Еще студентом уходил в одиннадцать вечера из институтского общежития — там жила его первая, непонятая и канувшая в прошлое по безумному транжирству молодости любовь — высокая, беззащитная и нежная, как жираф, Леля Маневич с биофака. Имена всех его женщин начинались на «л» — но он, ради спокойствия, считал это просто совпадением. Одиннадцать — совсем не поздний час. Отношения с Лелей носили, по обычаю того времени, напряженно-платонический характер, хотя боязнь прикоснуться друг к другу нагнетала сексуальное поле почище лихих объятий. Говорили о свежей публикации Булгакова в «Новом мире» (не говорить об этом считалось признаком безнадежной темно-серости), о генеральском сыне Олежке Ананьеве, бросившем на четвертом курсе химфак и подавшемся в рабочие сцены (уж чуть-чуть осталось до диплома, потерпел бы, дотянул, подумаешь, граф какой), о лыжном походе в Пушкино. Уходя, Самохвалов отважился и вместо студенческого «Привет!» неуклюже поцеловал дрогнувшую под его губами, как зверек, теплую Лелину руку.
По идиотским правилам пребывание в гостях после десяти означало нарушение заповеданных комендантом общежития Трофименко, майором запаса, устоев приличия и морали.

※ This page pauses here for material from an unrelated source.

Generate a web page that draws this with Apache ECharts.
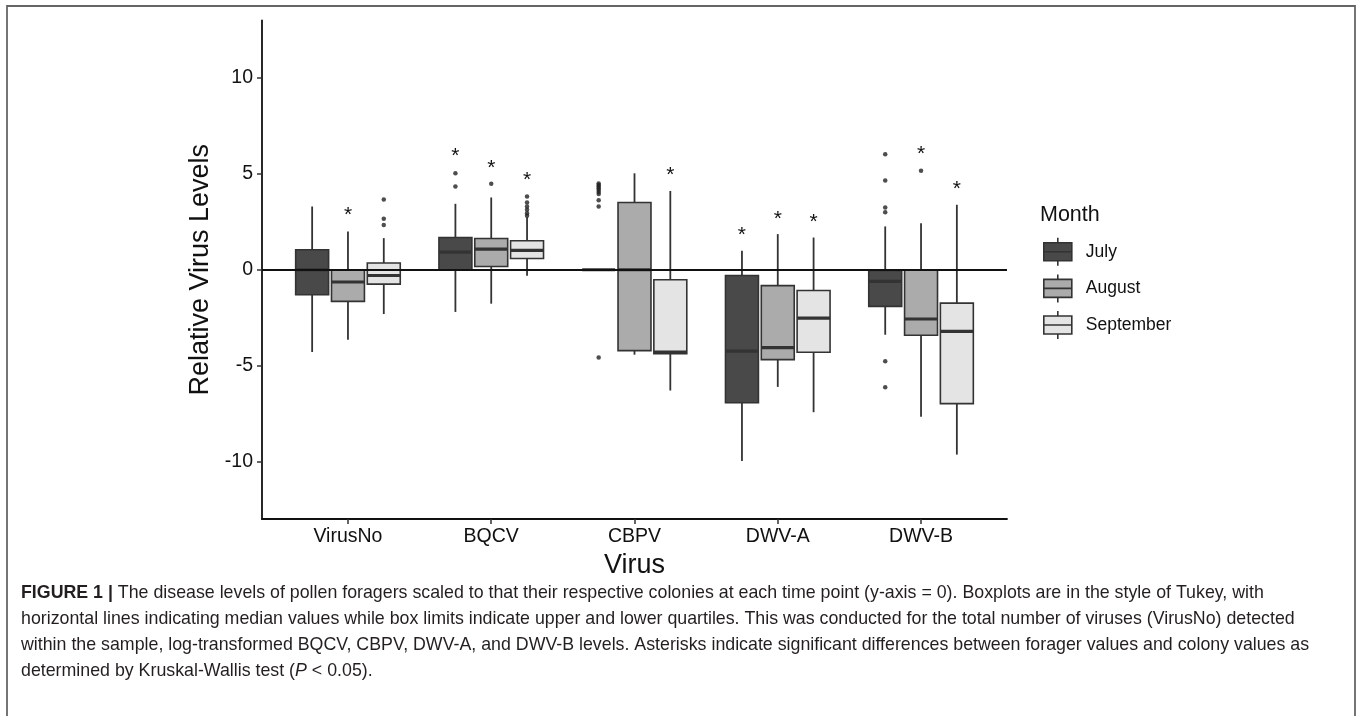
<!DOCTYPE html>
<html>
<head>
<meta charset="utf-8">
<script src="https://cdn.jsdelivr.net/npm/echarts@6/dist/echarts.min.js"></script>
<style>
  html, body { margin: 0; padding: 0; background: #fff; }
  #chart { width: 1360px; height: 716px; }
</style>
</head>
<body>
<div id="chart"></div>
<script>
// categories
const viruses = ['VirusNo', 'BQCV', 'CBPV', 'DWV-A', 'DWV-B'];
const months = ['July', 'August', 'September'];
const yTicks = [-10, -5, 0, 5, 10];

// [lower whisker, Q1, median, Q3, upper whisker] per virus
const julyStats = [
  [-4.29, -1.30, 0.00, 1.04, 3.30],
  [-2.20, 0.00, 0.92, 1.68, 3.44],
  [0.00, 0.00, 0.00, 0.00, 0.00],
  [-9.98, -6.94, -4.24, -0.30, 0.99],
  [-3.39, -1.91, -0.61, -0.03, 2.26]
];
const augustStats = [
  [-3.65, -1.65, -0.64, 0.00, 2.00],
  [-1.77, 0.17, 1.08, 1.63, 3.77],
  [-4.43, -4.22, 0.00, 3.51, 5.03],
  [-6.11, -4.69, -4.06, -0.83, 1.86],
  [-7.67, -3.42, -2.57, 0.00, 2.43]
];
const septemberStats = [
  [-2.31, -0.75, -0.30, 0.35, 1.65],
  [-0.31, 0.59, 1.01, 1.51, 2.74],
  [-6.30, -4.38, -4.30, -0.52, 4.11],
  [-7.43, -4.30, -2.52, -1.08, 1.68],
  [-9.64, -6.98, -3.21, -1.74, 3.39]
];

// outliers: [virus index, value]
const julyOutliers = [
  [1, 5.03], [1, 4.34],
  [2, 4.50], [2, 4.42], [2, 4.34], [2, 4.25], [2, 4.16], [2, 4.05], [2, 3.95], [2, 3.62], [2, 3.30], [2, -4.58],
  [4, 6.02], [4, 4.65], [4, 3.25], [4, 3.00], [4, -4.77], [4, -6.13]
];
const augustOutliers = [
  [1, 4.48],
  [4, 5.17]
];
const septemberOutliers = [
  [0, 3.66], [0, 2.66], [0, 2.33],
  [1, 3.82], [1, 3.51], [1, 3.30], [1, 3.13], [1, 2.95], [1, 2.81]
];

// asterisk heights (null = no significant difference)
const julyStars = [null, 6.11, null, 2.00, null];
const augustStars = [3.04, 5.50, null, 2.86, 6.25];
const septemberStars = [null, 4.86, 5.12, 2.69, 4.43];

const fills = ['#494949', '#ababab', '#e4e4e4'];
const offsets = [-0.25, 0, 0.25];
const boxWidth = 0.23;
const lineColor = '#333333';

const chart = echarts.init(document.getElementById('chart'));

function boxRender(offset, fill) {
  return function (params, api) {
    const x = api.value(0) + offset;
    const lo = api.coord([x, api.value(1)]);
    const q1 = api.coord([x, api.value(2)]);
    const med = api.coord([x, api.value(3)]);
    const q3 = api.coord([x, api.value(4)]);
    const hi = api.coord([x, api.value(5)]);
    const half = api.size([boxWidth, 0])[0] / 2;
    const cx = lo[0];
    const wStyle = { stroke: lineColor, lineWidth: 1.8 };
    return {
      type: 'group',
      children: [
        { type: 'line', shape: { x1: cx, y1: q3[1], x2: cx, y2: hi[1] }, style: wStyle },
        { type: 'line', shape: { x1: cx, y1: q1[1], x2: cx, y2: lo[1] }, style: wStyle },
        {
          type: 'rect',
          shape: { x: cx - half, y: q3[1], width: half * 2, height: Math.max(q1[1] - q3[1], 0.5) },
          style: { fill: fill, stroke: lineColor, lineWidth: 1.6 }
        },
        { type: 'line', shape: { x1: cx - half, y1: med[1], x2: cx + half, y2: med[1] }, style: { stroke: lineColor, lineWidth: 3.2 } }
      ]
    };
  };
}

function starRender(offset) {
  return function (params, api) {
    const p = api.coord([api.value(0) + offset, api.value(1)]);
    return {
      type: 'text',
      style: {
        text: '*', x: p[0], y: p[1] + 4, fontSize: 21, fill: '#111',
        fontFamily: 'Liberation Sans', align: 'center', verticalAlign: 'middle'
      }
    };
  };
}

const statSets = [julyStats, augustStats, septemberStats];
const outlierSets = [julyOutliers, augustOutliers, septemberOutliers];
const starSets = [julyStars, augustStars, septemberStars];

const series = [];
months.forEach((m, k) => {
  series.push({
    name: m,
    type: 'custom',
    renderItem: boxRender(offsets[k], fills[k]),
    itemStyle: { color: fills[k], borderColor: lineColor },
    encode: { x: 0, y: [1, 2, 3, 4, 5] },
    data: statSets[k].map((s, i) => [i + 1].concat(s)),
    z: 2
  });
});
months.forEach((m, k) => {
  series.push({
    name: m + ' outliers',
    type: 'scatter',
    symbolSize: 4.5,
    itemStyle: { color: '#222' },
    data: outlierSets[k].map(d => [d[0] + 1 + offsets[k], d[1]]),
    z: 3
  });
  series.push({
    name: m + ' significance',
    type: 'custom',
    renderItem: starRender(offsets[k]),
    data: starSets[k].map((v, i) => [i + 1, v]).filter(d => d[1] !== null),
    z: 3
  });
});
// reference line at colony level (y = 0)
series.push({
  name: 'colony',
  type: 'line',
  data: [],
  markLine: {
    silent: true,
    symbol: 'none',
    label: { show: false },
    lineStyle: { color: '#111', width: 2, type: 'solid' },
    data: [{ yAxis: 0 }]
  },
  z: 4
});

const keyIcon = 'path://M14,0 V5 M0,5 H28 V23 H0 Z M0,14 H28 M14,23 V28';

const option = {
  animation: false,
  backgroundColor: '#fff',
  textStyle: { fontFamily: 'Liberation Sans' },
  title: {
    text: 'Month',
    left: 1035,
    top: 199,
    textStyle: { fontSize: 21.5, fontWeight: 'normal', color: '#111', fontFamily: 'Liberation Sans' }
  },
  legend: {
    orient: 'vertical',
    left: 1038,
    top: 232,
    itemWidth: 28,
    itemHeight: 28,
    itemGap: 7,
    selectedMode: false,
    textStyle: { fontSize: 17.5, color: '#111', padding: [0, 0, 0, 9] },
    data: months.map((m, k) => ({
      name: m,
      icon: keyIcon,
      itemStyle: { color: fills[k], borderColor: lineColor, borderWidth: 1.6 }
    }))
  },
  grid: { left: 262, right: 353, top: 20.5, bottom: 197 },
  xAxis: {
    type: 'value',
    min: 0.4,
    max: 5.6,
    name: 'Virus',
    nameLocation: 'middle',
    nameGap: 29,
    nameTextStyle: { fontSize: 27, color: '#111' },
    axisLine: { show: true, onZero: false, lineStyle: { color: '#111', width: 1.8 } },
    axisTick: { show: true, length: 5, customValues: [1, 2, 3, 4, 5], lineStyle: { color: '#333', width: 1.5 } },
    axisLabel: {
      customValues: [1, 2, 3, 4, 5],
      formatter: v => viruses[Math.round(v) - 1],
      fontSize: 19.5, color: '#111', margin: 8
    },
    splitLine: { show: false }
  },
  yAxis: {
    type: 'value',
    min: -13,
    max: 13,
    name: 'Relative Virus Levels',
    nameLocation: 'middle',
    nameGap: 43,
    nameTextStyle: { fontSize: 27, color: '#111' },
    axisLine: { show: true, lineStyle: { color: '#111', width: 1.8 } },
    axisTick: { show: true, length: 5, customValues: yTicks, lineStyle: { color: '#333', width: 1.5 } },
    axisLabel: { customValues: yTicks, fontSize: 19.5, color: '#111', margin: 9 },
    splitLine: { show: false }
  },
  graphic: [
    {
      type: 'rect',
      shape: { x: 7, y: 6, width: 1348, height: 740 },
      style: { fill: 'none', stroke: '#666', lineWidth: 1.8 },
      silent: true
    },
    {
      type: 'text',
      left: 21,
      top: 580,
      style: {
        text: '{b|FIGURE 1 |} The disease levels of pollen foragers scaled to that their respective colonies at each time point (y-axis = 0). Boxplots are in the style of Tukey, with\n' +
          'horizontal lines indicating median values while box limits indicate upper and lower quartiles. This was conducted for the total number of viruses (VirusNo) detected\n' +
          'within the sample, log-transformed BQCV, CBPV, DWV-A, and DWV-B levels. Asterisks indicate significant differences between forager values and colony values as\n' +
          'determined by Kruskal-Wallis test ({i|P} < 0.05).',
        fontSize: 17.8,
        lineHeight: 26,
        fill: '#231f20',
        fontFamily: 'Liberation Sans',
        rich: {
          b: { fontWeight: 'bold', fontSize: 17.8, lineHeight: 26, fill: '#231f20', fontFamily: 'Liberation Sans' },
          i: { fontStyle: 'italic', fontSize: 17.8, lineHeight: 26, fill: '#231f20', fontFamily: 'Liberation Sans' }
        }
      }
    }
  ],
  series: series
};

chart.setOption(option);
</script>
</body>
</html>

Имелась в виду плотская любовь, которой желающие, кстати, занимались по взаимной договоренности и до часа икс, но это как бы не считалось. Других нарушений морали простодушное воображение майора Трофименко представить себе не могло. Он был уверен, что десять ноль-ноль — это именно тот роковой час, когда девичья гордость, внезапно ослабев, сдает свои бастионы. С треском срывая с себя хитрое женское обмундирование, ровно в десять ноль-ноль комсомолки вступают в неуставные половые отношения с посторонними. Внешний контроль осуществлялся злющими вахтершами, отбирающими у входящих в общежитие в заклад документ — чаще всего студенческий билет. Самохвалов был схвачен на выходе в одиннадцать ноль пять торжествующе вопящей на все этажи, разевающей зловонную пасть со стальными зубами мегерой: «Ну-ка, с какого ты институту, ухажер сопливый?! — визжала она. — Вот не отдам твой студенческий, пущай товарищ Трофименко сообчит твоему начальству, чем ты тут развлекаисся заместо уроки учить! Не успеваешь койки за ими ремонтировать, простыня не отстираешь, антилигенция называется! Кобеля шелудивые! Сейчас, сейчас, посмотрим, к кому ты ходил!»